<<<<

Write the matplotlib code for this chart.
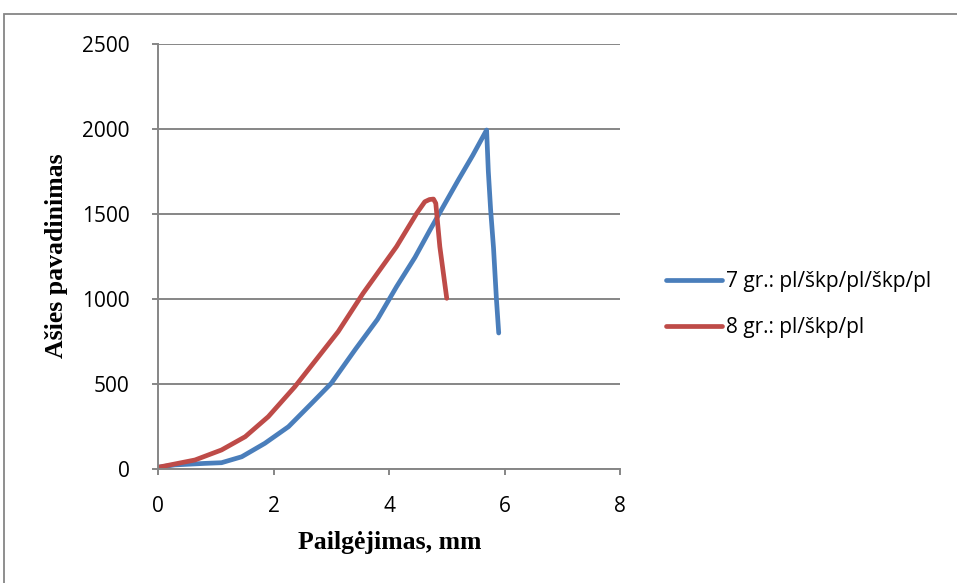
import matplotlib
matplotlib.use("Agg")
import matplotlib.pyplot as plt
from matplotlib.patches import Rectangle

# Data
x7 = [0.0, 0.29, 0.81, 1.10, 1.45, 1.85, 2.26, 2.66, 3.0, 3.42, 3.8, 4.13, 4.45, 4.71, 4.95, 5.2, 5.45, 5.69,
      5.72, 5.76, 5.81, 5.86, 5.9]
y7 = [10, 24, 33, 37, 72, 151, 249, 386, 504, 705, 880, 1072, 1245, 1406, 1550, 1700, 1845, 1994,
      1750, 1524, 1300, 1000, 800]
label7 = "7 gr.: pl/škp/pl/škp/pl"

x8 = [0.0, 0.12, 0.64, 1.1, 1.51, 1.91, 2.37, 2.78, 3.12, 3.55, 4.13, 4.48, 4.62, 4.7, 4.77, 4.81, 4.88, 5.0]
y8 = [10, 18, 53, 112, 190, 308, 484, 661, 808, 1033, 1308, 1504, 1572, 1585, 1588, 1563, 1308, 1004]
label8 = "8 gr.: pl/škp/pl"

xticks = [0, 2, 4, 6, 8]
yticks = [0, 500, 1000, 1500, 2000, 2500]
xlabel = "Pailgėjimas, mm"
ylabel = "Ašies pavadinimas"

W, H = 957, 583
fig = plt.figure(figsize=(W / 100, H / 100), dpi=100)
ax = fig.add_axes([158 / W, 1 - 469 / H, (620 - 158) / W, (469 - 44) / H])

tickfont = {"family": ["Open Sans", "DejaVu Sans"], "size": 15}
ax.plot(x7, y7, color="#4a7ebb", lw=3.4, label=label7, solid_capstyle="round", solid_joinstyle="round")
ax.plot(x8, y8, color="#be4b48", lw=3.4, label=label8, solid_capstyle="round", solid_joinstyle="round")

ax.set_xlim(0, 8)
ax.set_ylim(0, 2500)
ax.set_xticks(xticks)
ax.set_yticks(yticks)
ax.set_xticklabels([str(v) for v in xticks], fontdict=tickfont)
ax.set_yticklabels([str(v) for v in yticks], fontdict=tickfont)
ax.grid(axis="y", color="#868686", lw=1.4)
ax.set_axisbelow(True)
for s in ["top", "right"]:
    ax.spines[s].set_visible(False)
for s in ["left", "bottom"]:
    ax.spines[s].set_color("#868686")
    ax.spines[s].set_linewidth(1.4)
ax.tick_params(axis="both", direction="out", length=4.5, color="#868686", width=1.4)
ax.tick_params(axis="x", pad=15)
ax.tick_params(axis="y", pad=16)

fig.text(390 / W, 1 - 542 / H, xlabel, family="Liberation Serif", fontweight="bold", fontsize=18.5,
         ha="center", va="center")
fig.text(57 / W, 1 - 256 / H, ylabel, family="Liberation Serif", fontweight="bold", fontsize=18.5,
         ha="center", va="center", rotation=90)

leg = ax.legend(loc="center left", bbox_to_anchor=(1.06, 0.387), frameon=False,
                prop={"family": ["Open Sans", "DejaVu Sans"], "size": 15},
                handlelength=2.65, handletextpad=0.2, labelspacing=1.18)

fig.patches.append(Rectangle((4 / W, -0.1), 1.2, 1 - 14 / H + 0.1, transform=fig.transFigure,
                             fill=False, edgecolor="#868686", lw=1.3))

fig.savefig("out.png", dpi=100)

>>>>

**Stated task:**
Repeat only the lines between the start of the data and the line with "from matplotlib.patches import Rectangle", including those two lines, and skip the pictures.

**Complete answer:**
Write the matplotlib code for this chart.
import matplotlib
matplotlib.use("Agg")
import matplotlib.pyplot as plt
from matplotlib.patches import Rectangle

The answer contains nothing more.